_TASK INSTRUCTIONS_: Give all the lines below again, exactly, with no pictures.

##### DATASET EXTRACT

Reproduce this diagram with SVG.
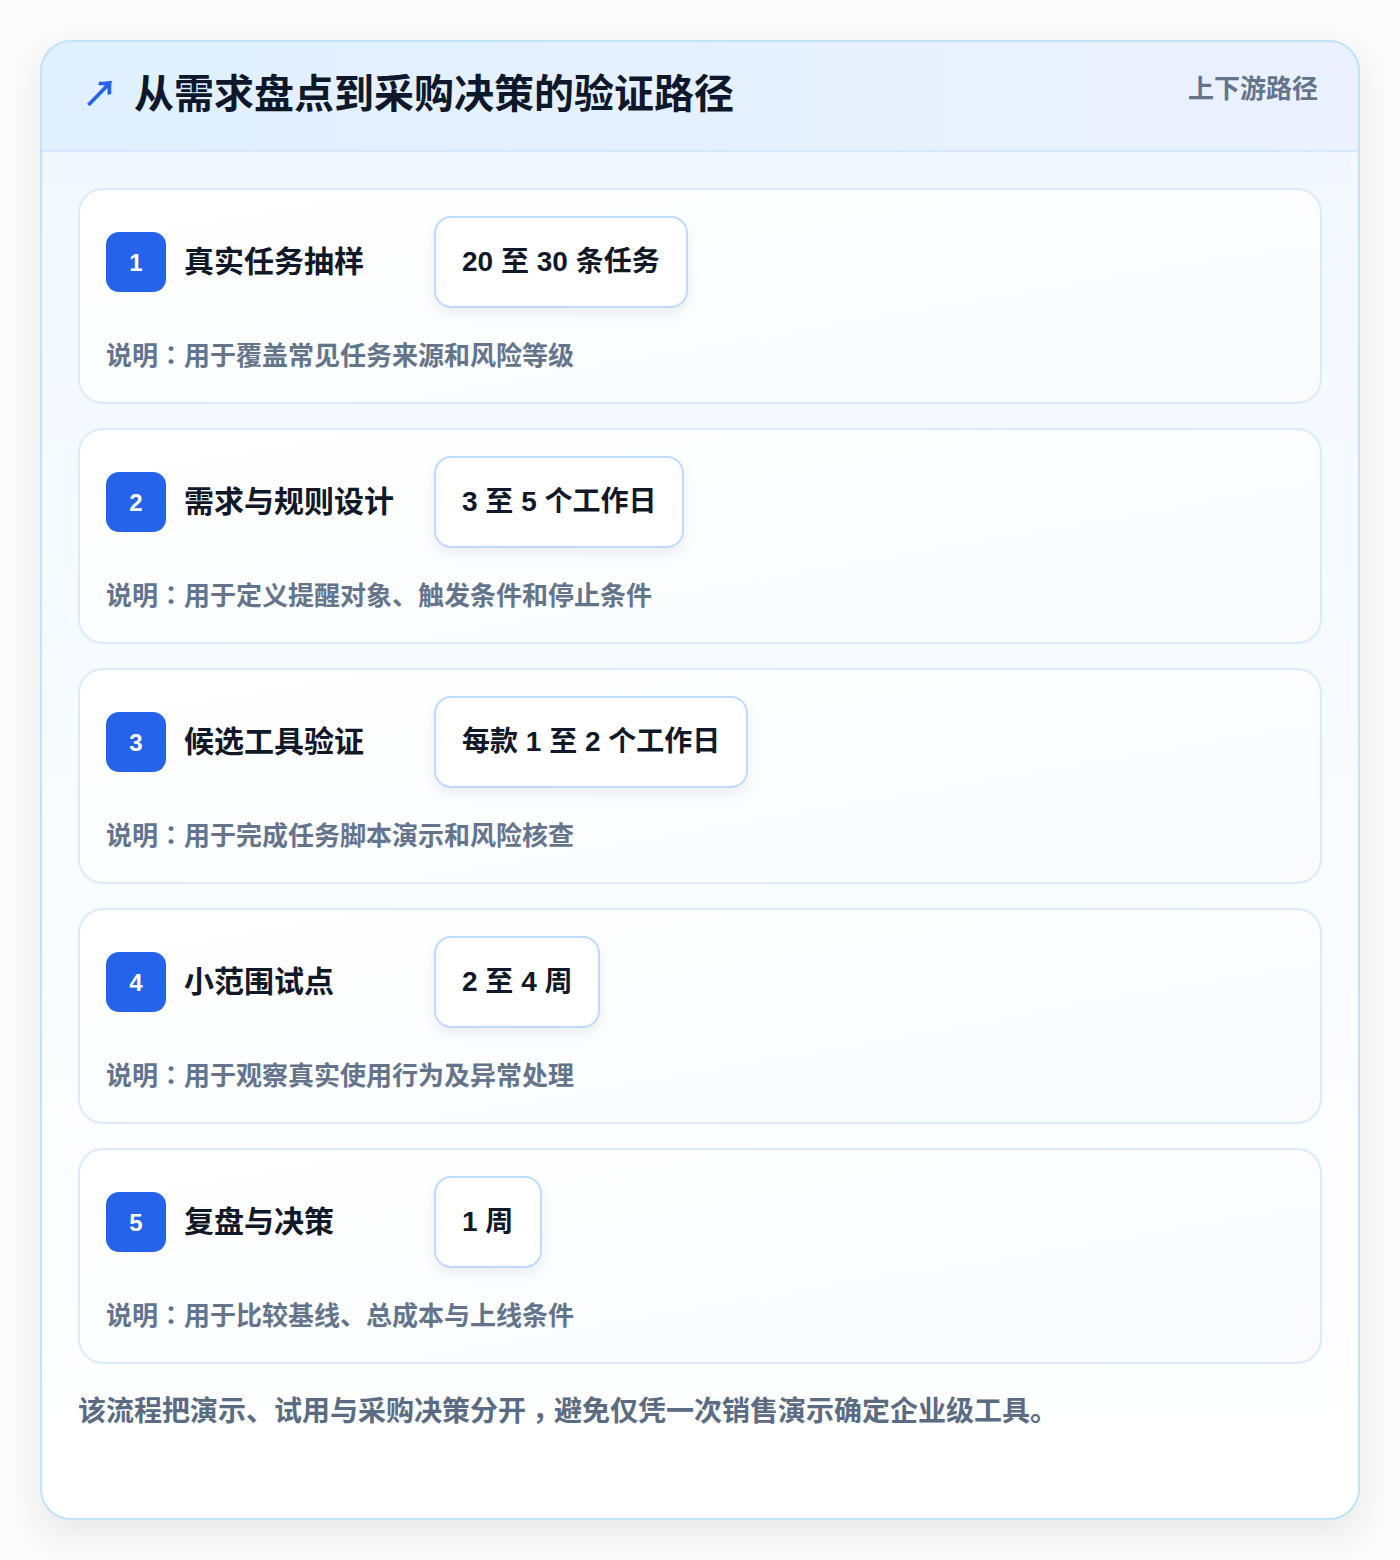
<svg xmlns="http://www.w3.org/2000/svg" width="1400" height="1560" viewBox="0 0 1400 1560">
<defs>
<linearGradient id="hdr" x1="0" y1="0" x2="1" y2="0"><stop offset="0" stop-color="#e0f0fe"/><stop offset="1" stop-color="#ebf1fe"/></linearGradient>
<linearGradient id="body" x1="0" y1="0" x2="0" y2="1"><stop offset="0" stop-color="#f0f8ff"/><stop offset="1" stop-color="#ffffff"/></linearGradient>
<linearGradient id="stepbg" x1="0" y1="0" x2="1" y2="1"><stop offset="0" stop-color="#ffffff"/><stop offset="1" stop-color="#f9fbfd"/></linearGradient>
<filter id="sh" x="-10%" y="-10%" width="120%" height="120%"><feDropShadow dx="0" dy="14" stdDeviation="16" flood-color="#0f172a" flood-opacity="0.08"/></filter>
<filter id="psh" x="-20%" y="-30%" width="140%" height="170%"><feDropShadow dx="0" dy="6" stdDeviation="6" flood-color="#0f172a" flood-opacity="0.06"/></filter>
<clipPath id="cardclip"><rect x="41" y="41" width="1318" height="1478" rx="30"/></clipPath>
<style>
.f{font-family:"Liberation Sans","Noto Sans CJK SC",sans-serif}
.k{font-family:"Liberation Sans","Noto Sans CJK KR","Noto Sans CJK SC",sans-serif}
.t{font-family:"Liberation Sans","Noto Sans CJK TC","Noto Sans CJK SC",sans-serif}
.step{fill:url(#stepbg);stroke:#dbeafe;stroke-width:2}
.badge{fill:#2563eb}
.num{fill:#ffffff;font-size:24px;font-weight:700;text-anchor:middle}
.ttl{fill:#111827;font-size:30px;font-weight:700}
.pill{fill:#ffffff;stroke:#bfdbfe;stroke-width:2}
.ptxt{fill:#111827;font-size:28px;font-weight:700}
.desc{fill:#64748b;font-size:26px;font-weight:700}
</style>
</defs>
<rect width="1400" height="1560" fill="#fbfbfb"/>
<g id="card">
<rect x="41" y="41" width="1318" height="1478" rx="30" fill="url(#body)" filter="url(#sh)"/>
<g clip-path="url(#cardclip)">
<rect x="41" y="41" width="1318" height="110" fill="url(#hdr)"/>
<line x1="41" y1="151" x2="1359" y2="151" stroke="#d6e8fb" stroke-width="2"/>
</g>
<rect x="41" y="41" width="1318" height="1478" rx="30" fill="none" stroke="#bfe3f8" stroke-width="2"/>
<text class="f" x="82" y="107" font-size="36" font-weight="700" fill="#2563eb">↗</text>
<text class="f" x="134" y="108" font-size="40" font-weight="700" fill="#0f172a">从需求盘点到采购决策的验证路径</text>
<text class="f" x="1318" y="98" font-size="26" font-weight="700" fill="#64748b" text-anchor="end">上下游路径</text>
</g>
<g id="step1">
<rect class="step" x="79" y="189" width="1242" height="214" rx="24"/>
<rect class="badge" x="106" y="232" width="60" height="60" rx="13"/>
<text class="f num" x="136" y="271">1</text>
<text class="f ttl" x="184" y="272">真实任务抽样</text>
<rect class="pill" x="435" y="217" width="252" height="90" rx="16" filter="url(#psh)"/>
<text class="f ptxt" x="462" y="271">20 至 30 条任务</text>
<text class="f desc" x="106" y="365">说明<tspan class="k">：</tspan>用于覆盖常见任务来源和风险等级</text>
</g>
<g id="step2">
<rect class="step" x="79" y="429" width="1242" height="214" rx="24"/>
<rect class="badge" x="106" y="472" width="60" height="60" rx="13"/>
<text class="f num" x="136" y="511">2</text>
<text class="f ttl" x="184" y="512">需求与规则设计</text>
<rect class="pill" x="435" y="457" width="248" height="90" rx="16" filter="url(#psh)"/>
<text class="f ptxt" x="462" y="511">3 至 5 个工作日</text>
<text class="f desc" x="106" y="605">说明<tspan class="k">：</tspan>用于定义提醒对象、触发条件和停止条件</text>
</g>
<g id="step3">
<rect class="step" x="79" y="669" width="1242" height="214" rx="24"/>
<rect class="badge" x="106" y="712" width="60" height="60" rx="13"/>
<text class="f num" x="136" y="751">3</text>
<text class="f ttl" x="184" y="752">候选工具验证</text>
<rect class="pill" x="435" y="697" width="312" height="90" rx="16" filter="url(#psh)"/>
<text class="f ptxt" x="462" y="751">每款 1 至 2 个工作日</text>
<text class="f desc" x="106" y="845">说明<tspan class="k">：</tspan>用于完成任务脚本演示和风险核查</text>
</g>
<g id="step4">
<rect class="step" x="79" y="909" width="1242" height="214" rx="24"/>
<rect class="badge" x="106" y="952" width="60" height="60" rx="13"/>
<text class="f num" x="136" y="991">4</text>
<text class="f ttl" x="184" y="992">小范围试点</text>
<rect class="pill" x="435" y="937" width="164" height="90" rx="16" filter="url(#psh)"/>
<text class="f ptxt" x="462" y="991">2 至 4 周</text>
<text class="f desc" x="106" y="1085">说明<tspan class="k">：</tspan>用于观察真实使用行为及异常处理</text>
</g>
<g id="step5">
<rect class="step" x="79" y="1149" width="1242" height="214" rx="24"/>
<rect class="badge" x="106" y="1192" width="60" height="60" rx="13"/>
<text class="f num" x="136" y="1231">5</text>
<text class="f ttl" x="184" y="1232">复盘与决策</text>
<rect class="pill" x="435" y="1177" width="106" height="90" rx="16" filter="url(#psh)"/>
<text class="f ptxt" x="462" y="1231">1 周</text>
<text class="f desc" x="106" y="1325">说明<tspan class="k">：</tspan>用于比较基线、总成本与上线条件</text>
</g>
<g id="connectors"/>
<text id="footer" class="f" x="78" y="1421" font-size="28" font-weight="700" fill="#5b6b82">该流程把演示、试用与采购决策分开<tspan class="t" dy="8">，</tspan><tspan dy="-8">避免仅凭一次销售演示确定企业级工具。</tspan></text>
</svg>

##########

_COMPLETED EXERCISE_:
Reproduce this diagram with SVG.
<svg xmlns="http://www.w3.org/2000/svg" width="1400" height="1560" viewBox="0 0 1400 1560">
<defs>
<linearGradient id="hdr" x1="0" y1="0" x2="1" y2="0"><stop offset="0" stop-color="#e0f0fe"/><stop offset="1" stop-color="#ebf1fe"/></linearGradient>
<linearGradient id="body" x1="0" y1="0" x2="0" y2="1"><stop offset="0" stop-color="#f0f8ff"/><stop offset="1" stop-color="#ffffff"/></linearGradient>
<linearGradient id="stepbg" x1="0" y1="0" x2="1" y2="1"><stop offset="0" stop-color="#ffffff"/><stop offset="1" stop-color="#f9fbfd"/></linearGradient>
<filter id="sh" x="-10%" y="-10%" width="120%" height="120%"><feDropShadow dx="0" dy="14" stdDeviation="16" flood-color="#0f172a" flood-opacity="0.08"/></filter>
<filter id="psh" x="-20%" y="-30%" width="140%" height="170%"><feDropShadow dx="0" dy="6" stdDeviation="6" flood-color="#0f172a" flood-opacity="0.06"/></filter>
<clipPath id="cardclip"><rect x="41" y="41" width="1318" height="1478" rx="30"/></clipPath>
<style>
.f{font-family:"Liberation Sans","Noto Sans CJK SC",sans-serif}
.k{font-family:"Liberation Sans","Noto Sans CJK KR","Noto Sans CJK SC",sans-serif}
.t{font-family:"Liberation Sans","Noto Sans CJK TC","Noto Sans CJK SC",sans-serif}
.step{fill:url(#stepbg);stroke:#dbeafe;stroke-width:2}
.badge{fill:#2563eb}
.num{fill:#ffffff;font-size:24px;font-weight:700;text-anchor:middle}
.ttl{fill:#111827;font-size:30px;font-weight:700}
.pill{fill:#ffffff;stroke:#bfdbfe;stroke-width:2}
.ptxt{fill:#111827;font-size:28px;font-weight:700}
.desc{fill:#64748b;font-size:26px;font-weight:700}
</style>
</defs>
<rect width="1400" height="1560" fill="#fbfbfb"/>
<g id="card">
<rect x="41" y="41" width="1318" height="1478" rx="30" fill="url(#body)" filter="url(#sh)"/>
<g clip-path="url(#cardclip)">
<rect x="41" y="41" width="1318" height="110" fill="url(#hdr)"/>
<line x1="41" y1="151" x2="1359" y2="151" stroke="#d6e8fb" stroke-width="2"/>
</g>
<rect x="41" y="41" width="1318" height="1478" rx="30" fill="none" stroke="#bfe3f8" stroke-width="2"/>
<text class="f" x="82" y="107" font-size="36" font-weight="700" fill="#2563eb">↗</text>
<text class="f" x="134" y="108" font-size="40" font-weight="700" fill="#0f172a">从需求盘点到采购决策的验证路径</text>
<text class="f" x="1318" y="98" font-size="26" font-weight="700" fill="#64748b" text-anchor="end">上下游路径</text>
</g>
<g id="step1">
<rect class="step" x="79" y="189" width="1242" height="214" rx="24"/>
<rect class="badge" x="106" y="232" width="60" height="60" rx="13"/>
<text class="f num" x="136" y="271">1</text>
<text class="f ttl" x="184" y="272">真实任务抽样</text>
<rect class="pill" x="435" y="217" width="252" height="90" rx="16" filter="url(#psh)"/>
<text class="f ptxt" x="462" y="271">20 至 30 条任务</text>
<text class="f desc" x="106" y="365">说明<tspan class="k">：</tspan>用于覆盖常见任务来源和风险等级</text>
</g>
<g id="step2">
<rect class="step" x="79" y="429" width="1242" height="214" rx="24"/>
<rect class="badge" x="106" y="472" width="60" height="60" rx="13"/>
<text class="f num" x="136" y="511">2</text>
<text class="f ttl" x="184" y="512">需求与规则设计</text>
<rect class="pill" x="435" y="457" width="248" height="90" rx="16" filter="url(#psh)"/>
<text class="f ptxt" x="462" y="511">3 至 5 个工作日</text>
<text class="f desc" x="106" y="605">说明<tspan class="k">：</tspan>用于定义提醒对象、触发条件和停止条件</text>
</g>
<g id="step3">
<rect class="step" x="79" y="669" width="1242" height="214" rx="24"/>
<rect class="badge" x="106" y="712" width="60" height="60" rx="13"/>
<text class="f num" x="136" y="751">3</text>
<text class="f ttl" x="184" y="752">候选工具验证</text>
<rect class="pill" x="435" y="697" width="312" height="90" rx="16" filter="url(#psh)"/>
<text class="f ptxt" x="462" y="751">每款 1 至 2 个工作日</text>
<text class="f desc" x="106" y="845">说明<tspan class="k">：</tspan>用于完成任务脚本演示和风险核查</text>
</g>
<g id="step4">
<rect class="step" x="79" y="909" width="1242" height="214" rx="24"/>
<rect class="badge" x="106" y="952" width="60" height="60" rx="13"/>
<text class="f num" x="136" y="991">4</text>
<text class="f ttl" x="184" y="992">小范围试点</text>
<rect class="pill" x="435" y="937" width="164" height="90" rx="16" filter="url(#psh)"/>
<text class="f ptxt" x="462" y="991">2 至 4 周</text>
<text class="f desc" x="106" y="1085">说明<tspan class="k">：</tspan>用于观察真实使用行为及异常处理</text>
</g>
<g id="step5">
<rect class="step" x="79" y="1149" width="1242" height="214" rx="24"/>
<rect class="badge" x="106" y="1192" width="60" height="60" rx="13"/>
<text class="f num" x="136" y="1231">5</text>
<text class="f ttl" x="184" y="1232">复盘与决策</text>
<rect class="pill" x="435" y="1177" width="106" height="90" rx="16" filter="url(#psh)"/>
<text class="f ptxt" x="462" y="1231">1 周</text>
<text class="f desc" x="106" y="1325">说明<tspan class="k">：</tspan>用于比较基线、总成本与上线条件</text>
</g>
<g id="connectors"/>
<text id="footer" class="f" x="78" y="1421" font-size="28" font-weight="700" fill="#5b6b82">该流程把演示、试用与采购决策分开<tspan class="t" dy="8">，</tspan><tspan dy="-8">避免仅凭一次销售演示确定企业级工具。</tspan></text>
</svg>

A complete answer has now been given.